When Doug showed me around “his” Wichita, I got an idiosyncratic tour.  He took me by the Wichita State University campus—but only to show me the football stadium, because the university had dropped football in 1986, years before I made my first trip to Kansas. He took me to the very first Pizza Hut in the US, because Pizza Hut, too, is a Kansas original.  He took me by the school his mother taught at (but only to show me the statue of Barry Sanders).  He took me to a burger joint he liked (full of memorabilia of Xavier McDaniel, a former Wichita State basketballer who achieved NBA greatness).  He took me to Kirby’s, because the was where he and Theresa met.  It lived up to its nickname, which is a “noisy little bar” that proudly proclaims itself a “hole in the wall.”

And he took me to golf courses—Wichita has 13 golf courses; Corpus, with roughly the same number of people, has three.  Doug really loved golf, and he really loved golf courses.  He could wax poetic about a particular hole on a particular course—not just in Wichita, but about any golf course that regularly hosts a televised tournament.  But he was lyrical about the golf courses in Wichita, about how the ground water enabled the courses to stay properly green, how the large, native trees provided stability and created the proper degree of difficulty, and even about how the winter freezes killed off pests and kept the greens beautiful in the summer.  What can I say?  The man loved golf courses.

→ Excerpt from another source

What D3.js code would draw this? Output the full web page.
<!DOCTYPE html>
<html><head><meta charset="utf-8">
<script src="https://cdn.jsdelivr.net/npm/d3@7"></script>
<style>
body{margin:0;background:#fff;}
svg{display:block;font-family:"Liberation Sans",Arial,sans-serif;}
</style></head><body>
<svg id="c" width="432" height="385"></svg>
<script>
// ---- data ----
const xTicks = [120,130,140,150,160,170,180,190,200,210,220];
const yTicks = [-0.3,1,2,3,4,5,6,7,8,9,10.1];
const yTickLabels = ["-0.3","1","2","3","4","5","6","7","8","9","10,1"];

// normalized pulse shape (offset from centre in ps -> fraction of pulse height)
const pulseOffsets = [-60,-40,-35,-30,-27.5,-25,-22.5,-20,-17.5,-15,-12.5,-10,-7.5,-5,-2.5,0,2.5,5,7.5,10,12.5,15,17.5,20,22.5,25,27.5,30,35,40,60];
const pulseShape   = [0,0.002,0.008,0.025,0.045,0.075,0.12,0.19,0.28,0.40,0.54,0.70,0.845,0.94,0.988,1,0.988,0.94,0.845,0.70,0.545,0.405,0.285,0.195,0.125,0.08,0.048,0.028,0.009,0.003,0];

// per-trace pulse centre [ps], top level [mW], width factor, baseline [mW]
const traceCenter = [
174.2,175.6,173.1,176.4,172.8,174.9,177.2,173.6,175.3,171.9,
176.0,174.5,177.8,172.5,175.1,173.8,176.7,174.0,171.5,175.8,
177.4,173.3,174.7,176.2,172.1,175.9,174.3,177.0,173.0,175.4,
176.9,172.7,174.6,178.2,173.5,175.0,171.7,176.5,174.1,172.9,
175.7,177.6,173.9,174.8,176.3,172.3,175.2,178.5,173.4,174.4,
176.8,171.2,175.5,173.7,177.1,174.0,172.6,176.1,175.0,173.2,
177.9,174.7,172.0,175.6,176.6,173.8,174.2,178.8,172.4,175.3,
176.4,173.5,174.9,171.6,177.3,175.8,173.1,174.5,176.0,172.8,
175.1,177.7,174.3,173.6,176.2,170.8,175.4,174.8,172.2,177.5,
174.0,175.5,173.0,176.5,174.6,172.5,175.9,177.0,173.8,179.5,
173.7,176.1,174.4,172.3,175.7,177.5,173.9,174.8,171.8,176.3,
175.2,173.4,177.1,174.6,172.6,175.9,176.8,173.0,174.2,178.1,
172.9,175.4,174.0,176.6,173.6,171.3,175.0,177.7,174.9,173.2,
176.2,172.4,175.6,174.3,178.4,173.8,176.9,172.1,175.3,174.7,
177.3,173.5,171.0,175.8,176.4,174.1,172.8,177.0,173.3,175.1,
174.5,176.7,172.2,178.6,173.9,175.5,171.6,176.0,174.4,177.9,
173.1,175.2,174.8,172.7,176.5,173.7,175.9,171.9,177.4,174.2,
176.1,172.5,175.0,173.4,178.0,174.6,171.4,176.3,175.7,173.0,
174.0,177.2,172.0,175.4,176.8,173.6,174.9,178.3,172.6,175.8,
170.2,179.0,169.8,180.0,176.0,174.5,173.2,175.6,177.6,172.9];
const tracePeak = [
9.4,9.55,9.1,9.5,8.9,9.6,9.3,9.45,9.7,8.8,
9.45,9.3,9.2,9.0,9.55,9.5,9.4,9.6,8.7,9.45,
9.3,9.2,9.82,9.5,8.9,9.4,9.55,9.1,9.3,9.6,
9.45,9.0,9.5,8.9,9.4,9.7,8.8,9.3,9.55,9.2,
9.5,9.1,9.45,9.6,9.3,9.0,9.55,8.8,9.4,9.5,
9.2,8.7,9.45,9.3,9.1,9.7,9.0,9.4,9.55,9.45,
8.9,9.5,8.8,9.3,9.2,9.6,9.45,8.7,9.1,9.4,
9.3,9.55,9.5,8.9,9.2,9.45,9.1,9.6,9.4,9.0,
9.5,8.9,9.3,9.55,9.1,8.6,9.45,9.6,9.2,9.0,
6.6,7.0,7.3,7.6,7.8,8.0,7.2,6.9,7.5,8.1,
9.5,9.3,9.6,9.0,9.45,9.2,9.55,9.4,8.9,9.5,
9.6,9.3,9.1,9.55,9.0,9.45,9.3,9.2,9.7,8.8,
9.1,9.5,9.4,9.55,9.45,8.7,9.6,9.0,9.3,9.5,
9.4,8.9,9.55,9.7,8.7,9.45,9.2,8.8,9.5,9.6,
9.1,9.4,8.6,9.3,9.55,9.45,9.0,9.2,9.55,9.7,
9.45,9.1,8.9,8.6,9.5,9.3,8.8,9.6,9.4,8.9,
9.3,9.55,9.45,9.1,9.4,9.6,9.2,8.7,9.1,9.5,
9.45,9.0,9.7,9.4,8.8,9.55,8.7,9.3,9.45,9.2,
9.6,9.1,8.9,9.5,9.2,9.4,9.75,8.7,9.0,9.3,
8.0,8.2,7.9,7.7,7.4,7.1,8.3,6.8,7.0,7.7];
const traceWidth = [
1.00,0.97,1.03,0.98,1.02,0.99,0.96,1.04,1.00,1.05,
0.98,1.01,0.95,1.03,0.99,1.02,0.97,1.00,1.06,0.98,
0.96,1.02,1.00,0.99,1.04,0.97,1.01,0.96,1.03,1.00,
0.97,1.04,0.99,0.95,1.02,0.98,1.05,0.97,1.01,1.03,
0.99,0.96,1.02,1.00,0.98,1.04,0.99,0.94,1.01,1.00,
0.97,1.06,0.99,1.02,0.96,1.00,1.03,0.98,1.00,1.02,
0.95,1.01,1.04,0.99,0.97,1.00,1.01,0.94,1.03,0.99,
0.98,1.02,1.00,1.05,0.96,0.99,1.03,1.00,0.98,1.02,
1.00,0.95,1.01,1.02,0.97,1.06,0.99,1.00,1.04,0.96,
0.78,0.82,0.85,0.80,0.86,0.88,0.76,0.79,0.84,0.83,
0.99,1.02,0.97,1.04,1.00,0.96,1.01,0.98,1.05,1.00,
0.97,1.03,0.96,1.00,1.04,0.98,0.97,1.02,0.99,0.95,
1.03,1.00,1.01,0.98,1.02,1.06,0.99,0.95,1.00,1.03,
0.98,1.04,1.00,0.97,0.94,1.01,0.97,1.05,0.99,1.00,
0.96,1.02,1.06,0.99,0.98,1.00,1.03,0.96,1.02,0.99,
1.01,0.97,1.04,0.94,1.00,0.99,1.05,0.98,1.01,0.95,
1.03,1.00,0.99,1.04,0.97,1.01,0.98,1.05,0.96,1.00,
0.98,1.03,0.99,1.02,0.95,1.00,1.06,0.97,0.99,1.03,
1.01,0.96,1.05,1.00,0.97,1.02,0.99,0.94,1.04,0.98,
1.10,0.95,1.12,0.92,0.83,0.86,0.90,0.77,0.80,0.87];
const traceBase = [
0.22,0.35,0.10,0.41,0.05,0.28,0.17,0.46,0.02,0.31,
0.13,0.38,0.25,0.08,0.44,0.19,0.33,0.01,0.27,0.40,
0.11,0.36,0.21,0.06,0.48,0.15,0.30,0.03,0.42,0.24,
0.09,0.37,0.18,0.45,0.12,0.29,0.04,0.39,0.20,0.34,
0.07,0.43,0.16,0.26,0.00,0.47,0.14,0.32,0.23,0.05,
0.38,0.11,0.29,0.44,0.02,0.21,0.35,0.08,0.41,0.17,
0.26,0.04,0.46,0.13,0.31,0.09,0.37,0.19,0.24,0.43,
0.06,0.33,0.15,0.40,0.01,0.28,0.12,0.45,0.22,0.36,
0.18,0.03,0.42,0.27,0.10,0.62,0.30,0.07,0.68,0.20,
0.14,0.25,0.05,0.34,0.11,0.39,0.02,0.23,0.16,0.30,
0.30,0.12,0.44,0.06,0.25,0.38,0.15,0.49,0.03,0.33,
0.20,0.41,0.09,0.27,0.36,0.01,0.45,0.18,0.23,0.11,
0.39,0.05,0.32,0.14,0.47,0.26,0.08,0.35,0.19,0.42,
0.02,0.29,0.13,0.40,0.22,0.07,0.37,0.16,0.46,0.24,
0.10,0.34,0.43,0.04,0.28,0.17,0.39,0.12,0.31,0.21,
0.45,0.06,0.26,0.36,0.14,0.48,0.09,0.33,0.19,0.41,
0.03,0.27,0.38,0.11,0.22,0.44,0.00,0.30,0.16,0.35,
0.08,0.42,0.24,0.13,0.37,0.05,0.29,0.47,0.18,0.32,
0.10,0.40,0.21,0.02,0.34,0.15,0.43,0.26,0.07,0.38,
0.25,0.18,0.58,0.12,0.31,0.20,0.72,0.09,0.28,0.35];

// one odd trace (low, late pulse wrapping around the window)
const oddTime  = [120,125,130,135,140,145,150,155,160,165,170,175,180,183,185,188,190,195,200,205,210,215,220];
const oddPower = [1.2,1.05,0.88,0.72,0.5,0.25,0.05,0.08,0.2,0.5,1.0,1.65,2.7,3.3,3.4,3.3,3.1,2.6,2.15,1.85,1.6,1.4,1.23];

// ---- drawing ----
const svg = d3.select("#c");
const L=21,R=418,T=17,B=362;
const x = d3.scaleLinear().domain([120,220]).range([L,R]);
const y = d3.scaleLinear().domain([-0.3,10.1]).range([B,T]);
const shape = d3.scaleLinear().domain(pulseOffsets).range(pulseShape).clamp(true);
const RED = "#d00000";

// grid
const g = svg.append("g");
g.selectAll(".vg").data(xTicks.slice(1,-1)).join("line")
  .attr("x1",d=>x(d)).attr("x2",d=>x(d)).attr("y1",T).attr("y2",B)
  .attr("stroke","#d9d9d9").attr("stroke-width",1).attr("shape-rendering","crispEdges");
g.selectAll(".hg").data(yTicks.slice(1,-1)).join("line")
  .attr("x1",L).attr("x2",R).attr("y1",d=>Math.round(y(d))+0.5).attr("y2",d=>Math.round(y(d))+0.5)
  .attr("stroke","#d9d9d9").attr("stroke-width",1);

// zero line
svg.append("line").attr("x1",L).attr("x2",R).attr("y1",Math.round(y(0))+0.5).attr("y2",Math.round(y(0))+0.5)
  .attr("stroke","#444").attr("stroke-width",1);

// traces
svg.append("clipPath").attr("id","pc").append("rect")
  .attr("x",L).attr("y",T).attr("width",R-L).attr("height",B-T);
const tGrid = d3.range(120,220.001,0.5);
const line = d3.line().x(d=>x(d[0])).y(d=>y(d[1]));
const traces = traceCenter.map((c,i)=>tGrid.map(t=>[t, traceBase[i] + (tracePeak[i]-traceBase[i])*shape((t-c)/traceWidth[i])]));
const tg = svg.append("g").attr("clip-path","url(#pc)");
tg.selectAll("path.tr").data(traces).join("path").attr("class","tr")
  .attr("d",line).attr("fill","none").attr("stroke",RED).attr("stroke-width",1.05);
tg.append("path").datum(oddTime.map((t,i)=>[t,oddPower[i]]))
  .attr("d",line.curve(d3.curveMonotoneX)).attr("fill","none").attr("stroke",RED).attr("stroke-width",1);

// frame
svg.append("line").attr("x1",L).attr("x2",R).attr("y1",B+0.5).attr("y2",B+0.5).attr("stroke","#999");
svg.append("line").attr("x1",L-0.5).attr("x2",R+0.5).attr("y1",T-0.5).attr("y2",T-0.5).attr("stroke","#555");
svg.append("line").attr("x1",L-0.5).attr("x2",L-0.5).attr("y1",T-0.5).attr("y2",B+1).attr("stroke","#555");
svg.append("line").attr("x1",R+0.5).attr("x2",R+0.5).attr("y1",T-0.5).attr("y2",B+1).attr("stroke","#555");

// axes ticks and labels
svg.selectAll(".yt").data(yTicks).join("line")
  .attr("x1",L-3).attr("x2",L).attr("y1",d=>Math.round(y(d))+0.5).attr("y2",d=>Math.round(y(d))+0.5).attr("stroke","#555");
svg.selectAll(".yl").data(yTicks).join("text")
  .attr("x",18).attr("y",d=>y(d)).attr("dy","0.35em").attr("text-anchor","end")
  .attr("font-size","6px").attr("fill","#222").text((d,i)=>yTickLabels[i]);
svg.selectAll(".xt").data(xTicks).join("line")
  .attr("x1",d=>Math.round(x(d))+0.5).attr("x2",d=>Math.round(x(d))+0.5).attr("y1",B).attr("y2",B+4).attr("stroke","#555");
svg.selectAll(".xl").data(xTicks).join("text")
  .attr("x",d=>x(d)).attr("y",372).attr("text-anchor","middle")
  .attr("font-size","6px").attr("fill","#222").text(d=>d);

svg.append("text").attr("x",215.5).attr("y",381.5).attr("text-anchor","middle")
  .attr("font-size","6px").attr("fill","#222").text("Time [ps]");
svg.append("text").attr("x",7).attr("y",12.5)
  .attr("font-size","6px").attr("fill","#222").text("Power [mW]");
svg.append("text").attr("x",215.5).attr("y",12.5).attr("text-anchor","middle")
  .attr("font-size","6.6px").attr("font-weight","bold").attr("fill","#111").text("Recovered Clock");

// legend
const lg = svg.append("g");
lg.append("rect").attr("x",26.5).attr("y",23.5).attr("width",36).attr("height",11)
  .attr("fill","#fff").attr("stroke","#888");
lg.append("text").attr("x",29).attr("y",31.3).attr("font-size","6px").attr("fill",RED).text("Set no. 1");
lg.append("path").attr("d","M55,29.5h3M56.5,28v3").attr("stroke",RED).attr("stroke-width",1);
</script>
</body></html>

Doug’s time in Kansas ended about the time my friendship with him began, a bit more than 30 years ago.  The combination of his graduate work at Wichita State and his law degree from KU landed him with a job teaching Political Science at McMurry University in Abilene, Texas; I joined the faculty there a year later.  And I can’t tell you why we became lifelong friends—he was a fiscally conservative Republican, while my grandfather warned me I would go to hell if I ever voted for any party other than the Democrats.  He was reserved—a lavish display of emotion from him was a handshake, and I am a grab you in a bearhug kind of guy.  He liked things quiet, he was the Great Indoorsman (except when he played golf), and he tolerated children.  I like loud music and being physically active and had 3 sons. 

But he was a gifted conversationalist, a thoughtful, principled person, generous with his time—when my first son, Lars, was born ill and I had to spend 6 weeks with him in Dallas area hospitals, Doug regularly drove back and forth between Abilene and Dallas to check on me and on Lars.  We also shared a love of books and good barbecue and beer.  We also shared an intense love of our hometowns and our respective home states—he of Humboldt and Wichita in Kansas, me of El Paso in Texas.  Our friendship survived change of jobs and changes of towns; he left McMurry, as I later did to move to the Texas Gulf Coast.  We regularly kept in touch and saw each other when we could.

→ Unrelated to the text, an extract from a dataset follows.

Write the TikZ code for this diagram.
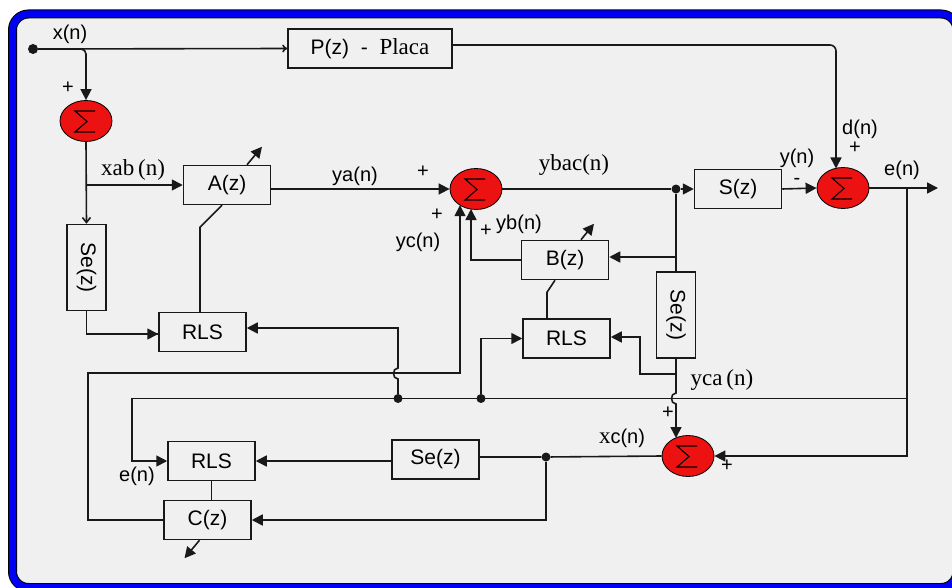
\documentclass[tikz,border=0pt]{standalone}
\usepackage{fontspec}
\setmainfont{Liberation Serif}
\setsansfont{Liberation Sans}
\usepackage{graphicx}
\usetikzlibrary{shapes.geometric,arrows.meta,calc}
\definecolor{bg}{RGB}{240,240,240}
\definecolor{sumred}{RGB}{236,18,18}
\definecolor{linec}{RGB}{25,25,25}
\definecolor{frameblue}{RGB}{0,0,245}
\newcommand{\mysf}{\sffamily\fontsize{20}{22}\selectfont}
\newcommand{\myboxf}{\sffamily\fontsize{21}{23}\selectfont}
\newcommand{\myserif}{\rmfamily\fontsize{23}{25}\selectfont}
\tikzset{
  blk/.style={draw=linec, line width=1.5pt, minimum width=87pt, minimum height=39pt, inner sep=0pt, font=\myboxf},
  vblk/.style={blk, minimum width=39pt, minimum height=86pt},
  sumnode/.style={ellipse, draw=black, fill=sumred, minimum width=52pt, minimum height=41pt, inner sep=0pt, line width=0.8pt,
    path picture={\draw[black, line width=1.1pt, line join=miter] (path picture bounding box.center) ++(9pt,10pt) -- ++(-20pt,0pt) -- ++(12pt,-10.5pt) -- ++(-12pt,-10.5pt) -- ++(20pt,0pt);}},
  wire/.style={draw=linec, line width=1.6pt},
  arr/.style={wire, -{Triangle[length=11pt,width=11pt]}},
  junc/.style={circle, fill=linec, inner sep=0pt, minimum size=9pt},
  lbl/.style={font=\mysf, inner sep=0pt},
  slbl/.style={font=\myserif, inner sep=0pt},
}
\begin{document}
\begin{tikzpicture}[x=1pt,y=-1pt]
\useasboundingbox (0,0) rectangle (952,588);
\clip (0,0) rectangle (952,588);
\fill[white] (0,0) rectangle (952,588);
\draw[black, line width=9pt, rounded corners=16pt, fill=bg] (12.5,14) rectangle (957,587.5);
\draw[frameblue, line width=7pt, rounded corners=16pt] (12.5,14) rectangle (957,587.5);

% nodes
\node[junc, minimum size=10pt] (in) at (33,49) {};
\node[blk, minimum width=164pt] (P) at (370,48.5) {P(z)\ \ - \ {\myserif Placa}};
\node[sumnode] (s1) at (86,121) {};
\node[blk] (A) at (227,185) {A(z)};
\node[vblk] (SeL) at (86.5,267.5) {\rotatebox{-90}{Se(z)}};
\node[blk] (R1) at (202.5,332) {RLS};
\node[sumnode] (s2) at (476,189) {};
\node[blk] (S) at (738,189) {S(z)};
\node[sumnode] (s3) at (843,188) {};
\node[blk] (B) at (565,260) {B(z)};
\node[blk] (R2) at (566.5,338.5) {RLS};
\node[vblk] (SeR) at (676,315) {\rotatebox{-90}{Se(z)}};
\node[sumnode] (s4) at (688,456) {};
\node[blk] (Se3) at (435.5,459.5) {Se(z)};
\node[blk] (R3) at (211.5,461) {RLS};
\node[blk] (C) at (207.5,520) {C(z)};

\node[junc] (j1) at (676,189) {};
\node[junc] (j2) at (398,398.5) {};
\node[junc] (j3) at (481,398.5) {};
\node[junc] (j4) at (546,457) {};

\coordinate (eout) at (938,188);
\coordinate (eb) at (907,188);
\coordinate (eb2) at (907,398.5);
\coordinate (s3n) at (836,168.5);
\coordinate (s2c) at (460,205.2);
\coordinate (s2b) at (471,209);
\coordinate (s4n) at (676,438);

% connectors
\draw[wire, -{To[length=5pt,width=8pt]}] (in) -- (P.west);
\draw[arr, rounded corners=5pt] (in) -| (s1.north);
\draw[wire, -{Straight Barb[length=5pt,width=8pt]}] (s1.south) -- (SeL.north);
\draw[arr] (s1.south |- A.west) -- (A.west);
\draw[arr] (A.east |- s2.west) -- (s2.west);
\draw[wire] (s2.east) -- (j1);
\draw[arr] (j1) -- (S.west);
\draw[arr] (S.east) -- (s3.west);
\draw[arr, rounded corners=6pt] ([yshift=3.5pt]P.east) -| (s3n);
\draw[arr] (s3.east) -- (eout);
\draw[arr] (eb) |- (s4.east);
\draw[arr] (eb2) -| ($(R3.west)+(-35pt,0pt)$) -- (R3.west);
\draw[arr] (j2) -- (398,379) .. controls (392,379) and (392,368) .. (398,368) |- ([yshift=4pt]R1.east);
\draw[arr] (j3) |- (R2.west);
\draw[arr] (C.west) -| (88,373) -| (s2c);
\draw[arr] (B.west) -| (s2b);
\draw[wire] (j1) -- (SeR.north);
\draw[arr] (SeR.north |- 0,257) -- (B.east |- 0,257);
\draw[arr] (SeR.south |- 0,374) -| (640,337) -- (R2.east |- 0,337);
\draw[arr] (SeR.south) -- (676,393) .. controls (670,393) and (670,404) .. (676,404) -- (s4n);
\draw[wire] (s4.west) -- (j4) -- (Se3.east |- j4);
\draw[arr] (Se3.west |- R3.east) -- (R3.east);
\draw[arr] (j4) |- (C.east);
\draw[wire] (R3.south) -- (R3.south |- C.north);
\draw[wire] (SeL.south) |- ([yshift=-2pt]R1.west);
\draw[arr] (SeL.south |- 0,334) -- ([yshift=-2pt]R1.west);
\draw[wire] ([xshift=-5pt]A.south) -- ++(-22pt,-22pt) -- ([xshift=-2.5pt]R1.north);
\draw[wire] ([xshift=-10pt]B.south) -- ++(-8pt,-12pt) -- ([xshift=-19.5pt]R2.north);
% adaptive arrows
\draw[arr] ([xshift=20pt]A.north) -- ++(15pt,18pt);
\draw[arr] ([xshift=16pt]B.north) -- ++(13pt,16pt);
\draw[arr] ([xshift=-8pt]C.south) -- ++(-15pt,-18pt);

% labels
\node[lbl] (lx) at (70,34) {x(n)};
\node[lbl] (p1) at (68,88) {+};
\node[slbl] (lxab) at (133,170) {xab\,(n)};
\node[lbl] (lya) at (355,176) {ya(n)};
\node[lbl] (p2) at (423,172) {+};
\node[slbl] (lybac) at (574,165) {ybac(n)};
\node[lbl] (ly) at (797,158) {y(n)};
\node[lbl] (m1) at (797,181) {-};
\node[lbl] (ld) at (860,129) {d(n)};
\node[lbl] (p3) at (855,148) {+};
\node[lbl] (le) at (902,170) {e(n)};
\node[lbl] (p4) at (437,215) {+};
\node[lbl] (lyc) at (418,242) {yc(n)};
\node[lbl] (p5) at (486,231) {+};
\node[lbl] (lyb) at (519,224) {yb(n)};
\node[slbl] (lyca) at (722,380) {yca\,(n)};
\node[lbl] (p6) at (668,413) {+};
\node[lbl] (lxc) at (622,438) {{\myserif x}c(n)};
\node[lbl] (p7) at (727,466) {+};
\node[lbl] (le2) at (137,476) {e(n)};
\end{tikzpicture}
\end{document}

Theresa called me last night and said, “I have bad news.”  I knew immediately what it was; Doug had gone outside to smoke his pipe and to do his crossword.  When he didn’t come back in, she went to check on him, and he was gone.  After the initial shock of grief had passed, I found myself running through more than 30 years of very fond memories of a deep friendship—and of a place called Kansas.  When I look back on the trip I took there with Doug, I couldn’t tell you of a single place that really sticks out in my mind, but I vividly recall Doug’s reaction to places.  With him as a guide, the mundane became a place of wonders.  I was very glad to hear Theresa tell me he’ll be buried in his native soil.